◆ TO BE DONE
All the data should be repeated exactly. Any image in it is left out.
┌──
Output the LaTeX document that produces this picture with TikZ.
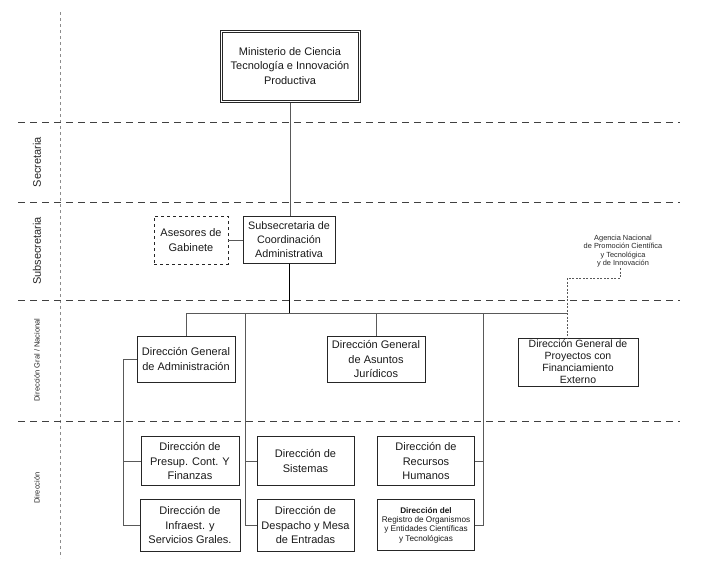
\documentclass[tikz,border=0pt]{standalone}
\usepackage{fontspec}
\setmainfont{Liberation Sans}
\begin{document}
\begin{tikzpicture}[x=1pt,y=-1pt,
  box/.style={draw=black!85, line width=0.9pt, align=center, inner sep=1pt,
    font=\fontsize{11}{14.5}\selectfont, text=black!90},
  conn/.style={draw=black!65, line width=0.6pt},
  agconn/.style={draw=black!65, line width=0.6pt, dash pattern=on 2pt off 1.5pt},
  sep/.style={draw=black!75, line width=0.9pt, dash pattern=on 7pt off 5pt},
  vsep/.style={draw=black!45, line width=0.5pt, dash pattern=on 3pt off 3pt},
  biglab/.style={rotate=90, font=\fontsize{11}{13}\selectfont, text=black!85},
  smalllab/.style={rotate=90, font=\fontsize{7.5}{9}\selectfont, text=black!85}]
\useasboundingbox (0,0) rectangle (707,576);

% level separators
\coordinate (vt) at (60,12);
\coordinate (vb) at (60,558);
\draw[vsep] (vt) -- (vb);
\coordinate (s1l) at (18,122); \coordinate (s1r) at (680,122);
\coordinate (s2l) at (18,202); \coordinate (s2r) at (680,202);
\coordinate (s3l) at (18,300); \coordinate (s3r) at (680,300);
\coordinate (s4l) at (18,421); \coordinate (s4r) at (680,421);
\draw[sep] (s1l) -- (s1r);
\draw[sep] (s2l) -- (s2r);
\draw[sep] (s3l) -- (s3r);
\draw[sep] (s4l) -- (s4r);

% level labels
\node[biglab] (lsec) at (37,162) {Secretaria};
\node[biglab] (lsub) at (37,251) {Subsecretaria};
\node[smalllab] (ldgn) at (37,360) {Dirección Gral / Nacional};
\node[smalllab] (ldir) at (37,488) {Dirección};

% boxes
\node[box, line width=1pt, minimum width=140pt, minimum height=72pt] (min) at (290,66)
  {Ministerio de Ciencia\\Tecnología e Innovación\\Productiva};
\draw[draw=black!85, line width=0.6pt]
  ([xshift=2.5pt,yshift=-2.5pt]min.north west) rectangle ([xshift=-2.5pt,yshift=2.5pt]min.south east);
\node[box, dashed, minimum width=74pt, minimum height=48pt] (ase) at (191,240)
  {Asesores de\\Gabinete};
\node[box, minimum width=92pt, minimum height=47pt, font=\fontsize{10.8}{14}\selectfont] (sub) at (289,240)
  {Subsecretaria de\\Coordinación\\Administrativa};
\node[align=center, inner sep=0pt, font=\fontsize{7.4}{8.6}\selectfont, text=black!85] (ag) at (623,251)
  {Agencia Nacional\\de Promoción Científica\\y Tecnológica\\y de Innovación};

\node[box, minimum width=98pt, minimum height=46pt] (dgadm) at (186,359)
  {Dirección General\\de Administración};
\node[box, minimum width=98pt, minimum height=46pt] (dgjur) at (376,359)
  {Dirección General\\de Asuntos\\Jurídicos};
\node[box, minimum width=120pt, minimum height=48pt, font=\fontsize{10.5}{12}\selectfont] (dgproy) at (578,362)
  {Dirección General de\\Proyectos con\\Financiamiento\\Externo};

\node[box, minimum width=98pt, minimum height=49pt] (presup) at (190,461)
  {Dirección de\\Presup. Cont. Y\\Finanzas};
\node[box, minimum width=97pt, minimum height=49pt] (sist) at (305.5,461)
  {Dirección de\\Sistemas};
\node[box, minimum width=97pt, minimum height=49pt] (rrhh) at (426,461)
  {Dirección de\\Recursos\\Humanos};
\node[box, minimum width=100pt, minimum height=52pt] (infra) at (190,525)
  {Dirección de\\Infraest. y\\Servicios Grales.};
\node[box, minimum width=97pt, minimum height=52pt] (desp) at (305.5,525)
  {Dirección de\\Despacho y Mesa\\de Entradas};
\node[box, minimum width=97pt, minimum height=51pt, font=\fontsize{8.2}{9.4}\selectfont] (reg) at (426,525)
  {\textbf{Dirección del}\\Registro de Organismos\\y Entidades Científicas\\y Tecnológicas};

% connectors
\draw[conn] (min.south) -- (min.south |- sub.north);
\draw[conn] (ase.east) -- (sub.west);
\draw[draw=black, line width=1pt] (sub.south) -- (sub.south |- 0,313);

\coordinate (b1) at (186,313);
\coordinate (b2) at (245,313);
\coordinate (b3) at (376,313);
\coordinate (b4) at (483,313);
\coordinate (b5) at (567,313);
\draw[conn] (b1) -- (b5);
\draw[conn] (b1) -- (dgadm.north);
\draw[conn] (b3) -- (dgjur.north);
\draw[conn] (b2) -- (b2 |- desp.west) -- (desp.west);
\draw[conn] (b2 |- sist.west) -- (sist.west);
\draw[conn] (b4) -- (b4 |- reg.east) -- (reg.east);
\draw[conn] (b4 |- rrhh.east) -- (rrhh.east);

\coordinate (lv) at (123,359);
\draw[conn] (dgadm.west) -- (lv) -- (lv |- infra.west) -- (infra.west);
\draw[conn] (lv |- presup.west) -- (presup.west);

\coordinate (a1) at (620,268);
\coordinate (a2) at (620,278);
\coordinate (a3) at (567,278);
\draw[agconn] (a1) -- (a2) -- (a3) -- (a3 |- dgproy.north);
\end{tikzpicture}
\end{document}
└──
◆ EXERCISE RESPONSE
Output the LaTeX document that produces this picture with TikZ.
\documentclass[tikz,border=0pt]{standalone}
\usepackage{fontspec}
\setmainfont{Liberation Sans}
\begin{document}
\begin{tikzpicture}[x=1pt,y=-1pt,
  box/.style={draw=black!85, line width=0.9pt, align=center, inner sep=1pt,
    font=\fontsize{11}{14.5}\selectfont, text=black!90},
  conn/.style={draw=black!65, line width=0.6pt},
  agconn/.style={draw=black!65, line width=0.6pt, dash pattern=on 2pt off 1.5pt},
  sep/.style={draw=black!75, line width=0.9pt, dash pattern=on 7pt off 5pt},
  vsep/.style={draw=black!45, line width=0.5pt, dash pattern=on 3pt off 3pt},
  biglab/.style={rotate=90, font=\fontsize{11}{13}\selectfont, text=black!85},
  smalllab/.style={rotate=90, font=\fontsize{7.5}{9}\selectfont, text=black!85}]
\useasboundingbox (0,0) rectangle (707,576);

% level separators
\coordinate (vt) at (60,12);
\coordinate (vb) at (60,558);
\draw[vsep] (vt) -- (vb);
\coordinate (s1l) at (18,122); \coordinate (s1r) at (680,122);
\coordinate (s2l) at (18,202); \coordinate (s2r) at (680,202);
\coordinate (s3l) at (18,300); \coordinate (s3r) at (680,300);
\coordinate (s4l) at (18,421); \coordinate (s4r) at (680,421);
\draw[sep] (s1l) -- (s1r);
\draw[sep] (s2l) -- (s2r);
\draw[sep] (s3l) -- (s3r);
\draw[sep] (s4l) -- (s4r);

% level labels
\node[biglab] (lsec) at (37,162) {Secretaria};
\node[biglab] (lsub) at (37,251) {Subsecretaria};
\node[smalllab] (ldgn) at (37,360) {Dirección Gral / Nacional};
\node[smalllab] (ldir) at (37,488) {Dirección};

% boxes
\node[box, line width=1pt, minimum width=140pt, minimum height=72pt] (min) at (290,66)
  {Ministerio de Ciencia\\Tecnología e Innovación\\Productiva};
\draw[draw=black!85, line width=0.6pt]
  ([xshift=2.5pt,yshift=-2.5pt]min.north west) rectangle ([xshift=-2.5pt,yshift=2.5pt]min.south east);
\node[box, dashed, minimum width=74pt, minimum height=48pt] (ase) at (191,240)
  {Asesores de\\Gabinete};
\node[box, minimum width=92pt, minimum height=47pt, font=\fontsize{10.8}{14}\selectfont] (sub) at (289,240)
  {Subsecretaria de\\Coordinación\\Administrativa};
\node[align=center, inner sep=0pt, font=\fontsize{7.4}{8.6}\selectfont, text=black!85] (ag) at (623,251)
  {Agencia Nacional\\de Promoción Científica\\y Tecnológica\\y de Innovación};

\node[box, minimum width=98pt, minimum height=46pt] (dgadm) at (186,359)
  {Dirección General\\de Administración};
\node[box, minimum width=98pt, minimum height=46pt] (dgjur) at (376,359)
  {Dirección General\\de Asuntos\\Jurídicos};
\node[box, minimum width=120pt, minimum height=48pt, font=\fontsize{10.5}{12}\selectfont] (dgproy) at (578,362)
  {Dirección General de\\Proyectos con\\Financiamiento\\Externo};

\node[box, minimum width=98pt, minimum height=49pt] (presup) at (190,461)
  {Dirección de\\Presup. Cont. Y\\Finanzas};
\node[box, minimum width=97pt, minimum height=49pt] (sist) at (305.5,461)
  {Dirección de\\Sistemas};
\node[box, minimum width=97pt, minimum height=49pt] (rrhh) at (426,461)
  {Dirección de\\Recursos\\Humanos};
\node[box, minimum width=100pt, minimum height=52pt] (infra) at (190,525)
  {Dirección de\\Infraest. y\\Servicios Grales.};
\node[box, minimum width=97pt, minimum height=52pt] (desp) at (305.5,525)
  {Dirección de\\Despacho y Mesa\\de Entradas};
\node[box, minimum width=97pt, minimum height=51pt, font=\fontsize{8.2}{9.4}\selectfont] (reg) at (426,525)
  {\textbf{Dirección del}\\Registro de Organismos\\y Entidades Científicas\\y Tecnológicas};

% connectors
\draw[conn] (min.south) -- (min.south |- sub.north);
\draw[conn] (ase.east) -- (sub.west);
\draw[draw=black, line width=1pt] (sub.south) -- (sub.south |- 0,313);

\coordinate (b1) at (186,313);
\coordinate (b2) at (245,313);
\coordinate (b3) at (376,313);
\coordinate (b4) at (483,313);
\coordinate (b5) at (567,313);
\draw[conn] (b1) -- (b5);
\draw[conn] (b1) -- (dgadm.north);
\draw[conn] (b3) -- (dgjur.north);
\draw[conn] (b2) -- (b2 |- desp.west) -- (desp.west);
\draw[conn] (b2 |- sist.west) -- (sist.west);
\draw[conn] (b4) -- (b4 |- reg.east) -- (reg.east);
\draw[conn] (b4 |- rrhh.east) -- (rrhh.east);

\coordinate (lv) at (123,359);
\draw[conn] (dgadm.west) -- (lv) -- (lv |- infra.west) -- (infra.west);
\draw[conn] (lv |- presup.west) -- (presup.west);

\coordinate (a1) at (620,268);
\coordinate (a2) at (620,278);
\coordinate (a3) at (567,278);
\draw[agconn] (a1) -- (a2) -- (a3) -- (a3 |- dgproy.north);
\end{tikzpicture}
\end{document}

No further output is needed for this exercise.